• Exercise description: Repeat the material exactly from its first line to the line that includes "purple = '#7030a0'". Skip pictures.

======== Information shown

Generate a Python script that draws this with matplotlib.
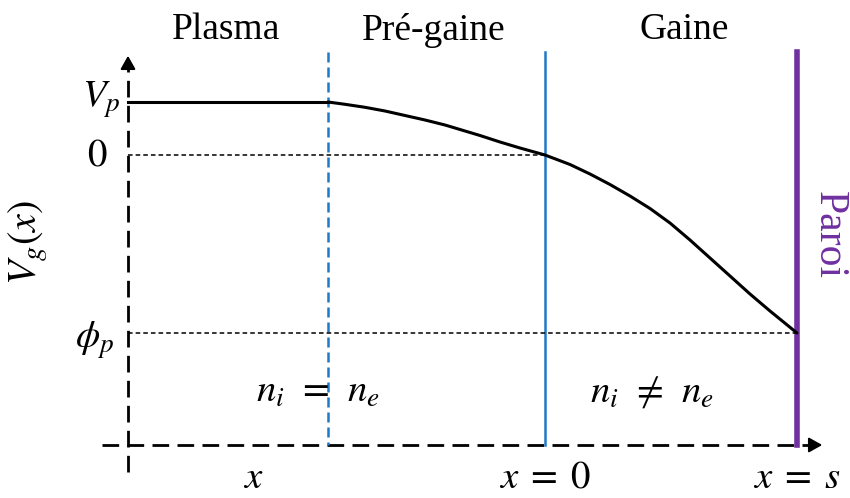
import matplotlib.pyplot as plt
import numpy as np

plt.rcParams['mathtext.fontset'] = 'stix'
plt.rcParams['font.family'] = ['Liberation Serif', 'DejaVu Serif']

# schematic coordinates (pixel-like units, y grows downwards)
x_axis = 128
y_axis = 445
y_top = 52
x_presheath = 328
x_sheath = 545
x_wall = 797

y_vp = 102
y_zero = 155
y_phi = 333

# potential profile
curve_x = [328, 345, 365, 385, 405, 425, 445, 460, 480, 500, 520, 545,
           570, 590, 610, 630, 650, 670, 690, 710, 730, 750, 770, 797]
curve_y = [102, 104.3, 107.3, 111, 115.5, 120, 125, 129.5, 135.5, 142, 148, 155,
           164.5, 174, 184.5, 196, 208.5, 223, 240, 258, 276, 294, 311, 333]

region_names = ['Plasma', 'Pré-gaine', 'Gaine']
region_x = [226, 434, 684]

blue = '#1f78c8'
purple = '#7030a0'

fig = plt.figure(figsize=(8.5, 4.98), dpi=100)
ax = fig.add_axes([0, 0, 1, 1])
ax.set_xlim(0, 850)
ax.set_ylim(498, 0)
ax.axis('off')

# axes (dashed, with arrows)
ax.plot([x_axis, x_axis], [472, 64], color='black', lw=2.0, dashes=(6, 3))
ax.plot([102, 812], [y_axis, y_axis], color='black', lw=2.0, dashes=(6, 3))
head = '-|>,head_length=0.8,head_width=0.45'
ax.annotate('', xy=(x_axis, 53), xytext=(x_axis, 68),
            arrowprops=dict(arrowstyle=head, color='black', lw=1.5))
ax.annotate('', xy=(825, y_axis), xytext=(808, y_axis),
            arrowprops=dict(arrowstyle=head, color='black', lw=1.5))

# region boundaries
ax.plot([x_presheath, x_presheath], [y_top, y_axis], color=blue, lw=1.8, dashes=(4, 2))
ax.plot([x_sheath, x_sheath], [y_top, y_axis], color=blue, lw=1.8)
ax.plot([x_wall, x_wall], [y_top, y_axis], color=purple, lw=4)

# reference levels
ax.plot([x_axis, x_sheath], [y_zero, y_zero], color='black', lw=1.1, dashes=(3, 2))
ax.plot([x_axis, x_wall], [y_phi, y_phi], color='black', lw=1.1, dashes=(3, 2))

# potential
ax.plot([x_axis, x_presheath], [y_vp, y_vp], color='black', lw=2.2)
ax.plot(curve_x, curve_y, color='black', lw=2.2, solid_capstyle='round',
        solid_joinstyle='round')

# texts
for name, xc in zip(region_names, region_x):
    ax.text(xc, 30, name, fontsize=27, ha='center', va='center')

ax.text(829, 235, 'Paroi', fontsize=30, color=purple, rotation=-90,
        ha='center', va='center')

ax.text(101, 100, r'$V_p$', fontsize=28, ha='center', va='center')
ax.text(97, 156, r'$0$', fontsize=28, ha='center', va='center')
ax.text(95, 340, r'$\phi_p$', fontsize=28, ha='center', va='center')
ax.text(28, 242, r'$V_g(x)$', fontsize=29, rotation=90, ha='center', va='center')

ax.text(318, 392, r'$n_i\;\,=\;\,n_e$', fontsize=28, ha='center', va='center')
ax.text(652, 392, r'$n_i\;\,\neq\;\,n_e$', fontsize=28, ha='center', va='center')

ax.text(253, 478, r'$x$', fontsize=28, ha='center', va='center')
ax.text(545, 478, r'$x\;=\;0$', fontsize=28, ha='center', va='center')
ax.text(797, 478, r'$x\;=\;s$', fontsize=28, ha='center', va='center')

fig.savefig('out.png', dpi=100)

================

• Solution:
Generate a Python script that draws this with matplotlib.
import matplotlib.pyplot as plt
import numpy as np

plt.rcParams['mathtext.fontset'] = 'stix'
plt.rcParams['font.family'] = ['Liberation Serif', 'DejaVu Serif']

# schematic coordinates (pixel-like units, y grows downwards)
x_axis = 128
y_axis = 445
y_top = 52
x_presheath = 328
x_sheath = 545
x_wall = 797

y_vp = 102
y_zero = 155
y_phi = 333

# potential profile
curve_x = [328, 345, 365, 385, 405, 425, 445, 460, 480, 500, 520, 545,
           570, 590, 610, 630, 650, 670, 690, 710, 730, 750, 770, 797]
curve_y = [102, 104.3, 107.3, 111, 115.5, 120, 125, 129.5, 135.5, 142, 148, 155,
           164.5, 174, 184.5, 196, 208.5, 223, 240, 258, 276, 294, 311, 333]

region_names = ['Plasma', 'Pré-gaine', 'Gaine']
region_x = [226, 434, 684]

blue = '#1f78c8'
purple = '#7030a0'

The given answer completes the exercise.